Could you please help me to prove that there is a point $p\in X$ and a rational function $f\in \mathbb{k}(X)$ with a double point at $p$ only? Is it true that it works only for hyperelliptic curves?
 A: A curve $C$ is hyperelliptic if it possesses a $2:1$ cover $f:C\to \mathbb P^1$. This cover can be viewed as a rational function $f\in k(C)$, and being $2:1$ implies (by Riemann-Hurwitz) that there are $2g+2$ ramification points, i.e. there are $2g+2$ points $p_1,\dots,p_{2g+2}\in C$ such that $f^{-1}(f(p_i))$ consists of a single point. I guess $2g+1$ of them correspond to the roots of $P(x)$, while the last one is the point at infinity. This is the $p\in C$ you are after (the one that gets mapped to $\infty\in\mathbb P^1$).

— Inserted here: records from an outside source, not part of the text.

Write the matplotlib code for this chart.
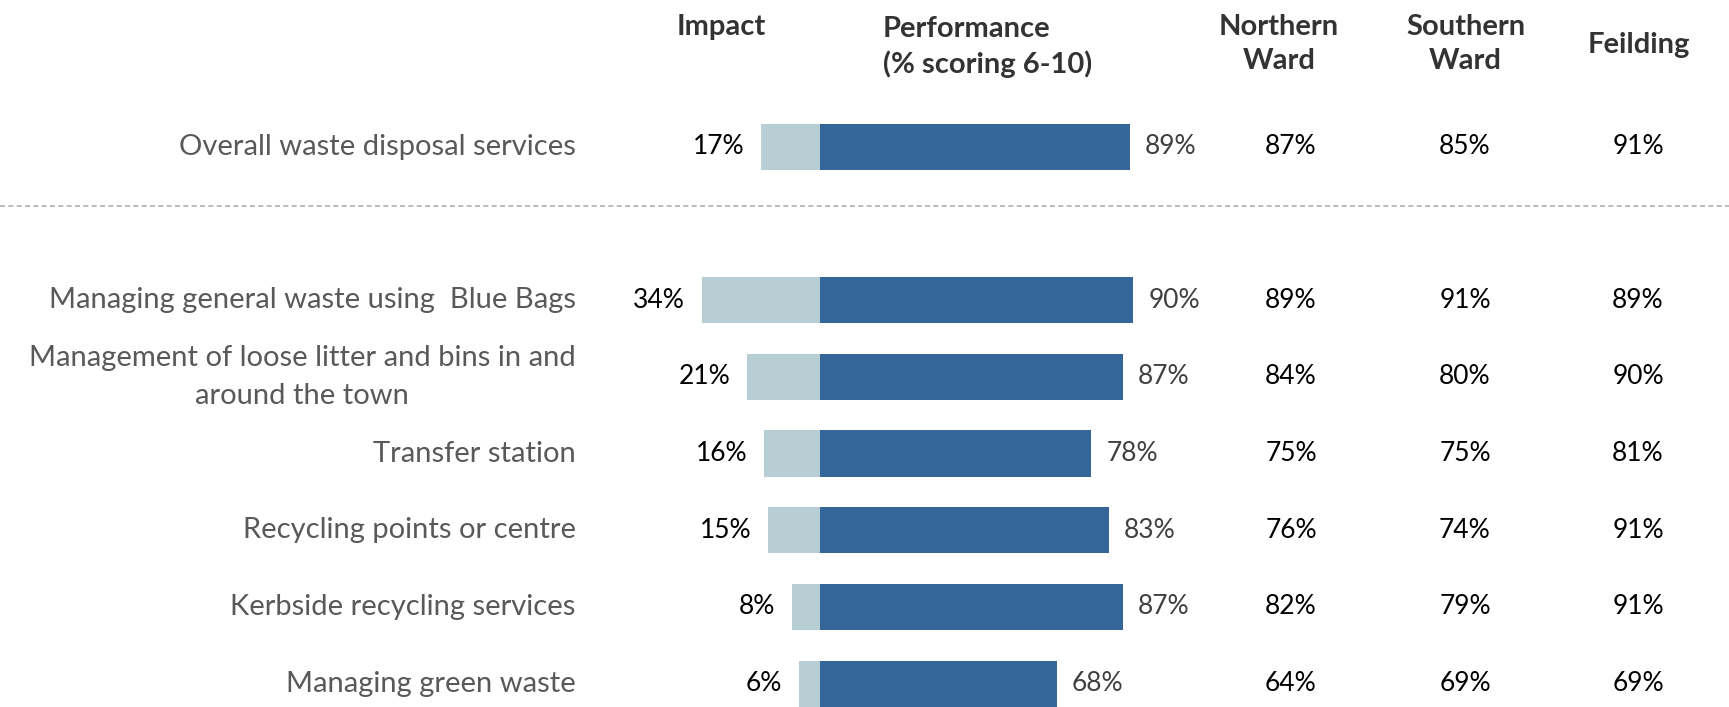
import matplotlib
matplotlib.use("Agg")
import matplotlib.pyplot as plt
from matplotlib.lines import Line2D
from matplotlib.transforms import blended_transform_factory

categories = [
    "Overall waste disposal services",
    "Managing general waste using  Blue Bags",
    "Management of loose litter and bins in and\naround the town",
    "Transfer station",
    "Recycling points or centre",
    "Kerbside recycling services",
    "Managing green waste",
]
impact = [17, 34, 21, 16, 15, 8, 6]
performance = [89, 90, 87, 78, 83, 87, 68]
northern = [87, 89, 84, 75, 76, 82, 64]
southern = [85, 91, 80, 75, 74, 79, 69]
feilding = [91, 89, 90, 81, 91, 91, 69]
headers = ["Impact", "Performance\n(% scoring 6-10)", "Northern\nWard", "Southern\nWard", "Feilding"]
rows = [0, 2, 3, 4, 5, 6, 7]

plt.rcParams["font.family"] = ["Lato", "DejaVu Sans"]

W, H = 1729, 707
fig = plt.figure(figsize=(W / 100, H / 100), dpi=100)
fig.patch.set_facecolor("white")

px_per = 3.48
zero_px = 820
xmin, xmax = -40, 100
left = (zero_px + xmin * px_per) / W
width = (xmax - xmin) * px_per / W
ax = fig.add_axes([left, 0, width, 1])
row_h = 76.7
top_row_px = 146.7
ax.set_xlim(xmin, xmax)
ax.set_ylim((H - top_row_px) / row_h, -top_row_px / row_h)
ax.axis("off")

dark = "#346699"
light = "#b6ced4"
bh = 0.6
ax.barh(rows, [-v for v in impact], height=bh, color=light, edgecolor="none")
ax.barh(rows, performance, height=bh, color=dark, edgecolor="none")

num_fs = 19
for r, v in zip(rows, impact):
    ax.annotate(f"{v}%", xy=(-v, r), xytext=(-12, 0), textcoords="offset points",
                ha="right", va="center", fontsize=num_fs, color="#000000")
for r, v in zip(rows, performance):
    ax.annotate(f"{v}%", xy=(v, r), xytext=(11, 0), textcoords="offset points",
                ha="left", va="center", fontsize=num_fs, color="#404040")

trans = blended_transform_factory(fig.transFigure, ax.transData)
for r, c in zip(rows, categories):
    ax.text(575.6 / W, r, c, transform=trans, ha="right", va="center",
            multialignment="center", fontsize=21, color="#595959",
            linespacing=1.55, clip_on=False)

col_x = [1291 / W, 1465 / W, 1638 / W]
for xs, vals in zip(col_x, [northern, southern, feilding]):
    for r, v in zip(rows, vals):
        ax.text(xs, r, f"{v}%", transform=trans, ha="center", va="center",
                fontsize=num_fs, color="#000000", clip_on=False)

hdr_fs = 21
hc = "#333333"
ls = 1.4
fig.text(721 / W, 1 - 26.5 / H, headers[0], ha="center", va="center",
         fontsize=hdr_fs, fontweight="bold", color=hc)
fig.text(883 / W, 1 - 47 / H, headers[1], ha="left", va="center",
         fontsize=hdr_fs, fontweight="bold", color=hc, linespacing=ls)
fig.text(1279 / W, 1 - 43.8 / H, headers[2], ha="center", va="center",
         fontsize=hdr_fs, fontweight="bold", color=hc, linespacing=ls)
fig.text(1465.5 / W, 1 - 43.8 / H, headers[3], ha="center", va="center",
         fontsize=hdr_fs, fontweight="bold", color=hc, linespacing=ls)
fig.text(1638.5 / W, 1 - 44.5 / H, headers[4], ha="center", va="center",
         fontsize=hdr_fs, fontweight="bold", color=hc)

sep_y = (206 - top_row_px) / row_h
fig.add_artist(Line2D([0, 1], [sep_y, sep_y], transform=trans, color="#b0b0b0",
                      linewidth=1.2, linestyle=(0, (3, 2))))

fig.savefig("out.png", dpi=100, facecolor="white")
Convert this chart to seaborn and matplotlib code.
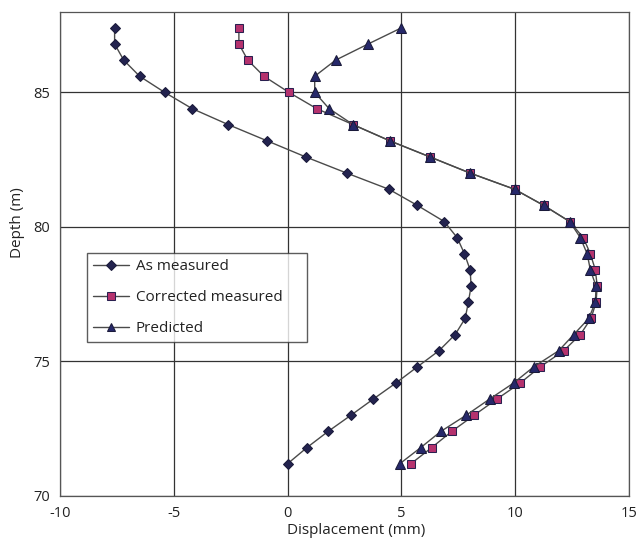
import matplotlib
matplotlib.use("Agg")
import matplotlib.pyplot as plt
import seaborn as sns
import pandas as pd

depth = [87.4, 86.8, 86.2, 85.6, 85.0, 84.4, 83.8, 83.2, 82.6, 82.0, 81.4, 80.8,
         80.2, 79.6, 79.0, 78.4, 77.8, 77.2, 76.6, 76.0, 75.4, 74.8, 74.2, 73.6,
         73.0, 72.4, 71.8, 71.2]

as_measured = [-7.6, -7.6, -7.2, -6.5, -5.4, -4.2, -2.6, -0.9, 0.8, 2.6, 4.45, 5.7,
               6.88, 7.45, 7.77, 8.02, 8.06, 7.94, 7.8, 7.36, 6.65, 5.7, 4.76, 3.76,
               2.78, 1.78, 0.85, 0.0]

corrected = [-2.14, -2.14, -1.75, -1.04, 0.06, 1.27, 2.88, 4.49, 6.26, 8.02, 9.97, 11.25,
             12.39, 12.99, 13.3, 13.52, 13.6, 13.55, 13.33, 12.86, 12.13, 11.1, 10.22, 9.19,
             8.19, 7.21, 6.33, 5.42]

predicted = [5.0, 3.54, 2.11, 1.19, 1.19, 1.82, 2.88, 4.49, 6.26, 8.02, 9.97, 11.25,
             12.39, 12.86, 13.16, 13.3, 13.55, 13.52, 13.23, 12.57, 11.91, 10.81, 9.93, 8.87,
             7.84, 6.73, 5.85, 4.93]

series_names = ["As measured", "Corrected measured", "Predicted"]
xticks = [-10, -5, 0, 5, 10, 15]
yticks = [70, 75, 80, 85]

sns.set_theme(style="white")
plt.rcParams['font.family'] = ['Open Sans', 'DejaVu Sans']
plt.rcParams['axes.unicode_minus'] = False

fig = plt.figure(figsize=(6.38, 5.46), dpi=100)
ax = fig.add_axes([0.094, 0.0916, 0.892, 0.887])

styles = [
    dict(marker="D", markersize=5.5, markerfacecolor="#23234f", markeredgecolor="#1a1a3a"),
    dict(marker="s", markersize=6, markerfacecolor="#b5326e", markeredgecolor="#2a2050"),
    dict(marker="^", markersize=6.5, markerfacecolor="#26286a", markeredgecolor="#1a1a3a"),
]
series = [as_measured, corrected, predicted]
for name, xs, st in zip(series_names, series, styles):
    df = pd.DataFrame({"disp": xs, "depth": depth})
    sns.lineplot(data=df, x="disp", y="depth", sort=False, estimator=None,
                 color="#4a4a4a", linewidth=1.0, label=name, ax=ax, **st)

ax.set_xlim(-10, 15)
ax.set_ylim(70, 88)
ax.set_xticks(xticks)
ax.set_yticks(yticks)
ax.grid(True, color="#333333", linewidth=0.9)
ax.set_axisbelow(True)
for s in ax.spines.values():
    s.set_color("#555555")
    s.set_linewidth(0.9)
ax.tick_params(axis="both", direction="out", length=5, width=0.9, color="#444444",
               labelsize=10.5, labelcolor="#222222", pad=2)
ax.set_xlabel("Displacement (mm)", fontsize=11, color="#222222")
ax.set_ylabel("Depth (m)", fontsize=11, color="#222222")
ax.xaxis.set_label_coords(0.52, -0.055)
ax.yaxis.set_label_coords(-0.062, 0.565)

leg = ax.legend(loc="upper left", bbox_to_anchor=(0.047, 0.31, 0.387, 0.192),
                mode="expand", borderaxespad=0,
                fontsize=11, frameon=True, fancybox=False, handlelength=2.4,
                labelspacing=1.05, borderpad=0.4, handletextpad=0.4, markerscale=0.85)
leg.get_frame().set_edgecolor("#333333")
leg.get_frame().set_linewidth(1.0)
for t in leg.get_texts():
    t.set_color("#222222")

fig.savefig("out.png", dpi=100)
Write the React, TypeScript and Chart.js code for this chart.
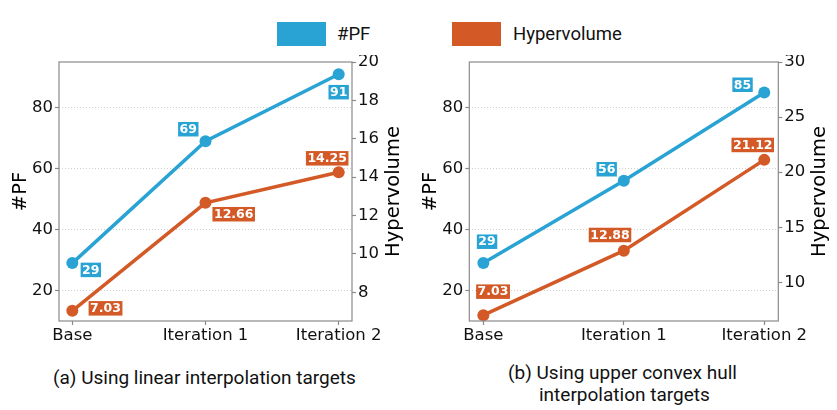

Your question seems to be related with Weierstrass points. For a general point $P\in C$, the sequence of dimensions of the filtration
$$H^0(K_C)\supseteq H^0(K_C-P)\supseteq H^0(K_C-2P)\supseteq\dots\supseteq H^0(K_C-(g-1)P)\supseteq H^0(K_C-gP)$$ is just the (everywhere decreasing) sequence $$g,g-1,g-2,\dots,1,0.$$
By Riemann-Roch and Serre duality we get that $$h^0(K_C-iP)=g-i-1+h^0(iP),$$ so that the above sequence is "equivalent" to the one you wrote in your question. For general $P\in C$, we have $h^0(K_C-iP)=g-i$ for all $i$, i.e. $h^0(iP)=1$ for all $i$, but for a bunch of special points (called Weierstrass points) $Q\in C$, we can find $i\leq g$ such that $h^0(iQ)>1$. These special points are exactly those for which the sequence $l(Q),l(2Q),l(3Q)\dots$ is not $1,1,1,\dots$ (equivalently, for which the sequence of $h^0(K_C-iP)$ is not $g,g-1,\dots,1,0$). 
Finally, $C$ hyperelliptic has only one possible gap sequence (with respect to the above filtration): $1,3,5,\dots$ The dimension can only drop in the first, third, fifth... $\supseteq$. This is another characterization of hyperelliptic curves, and says that the sequence of the $l(-)$'s is $1,2,2,3,3,\dots$.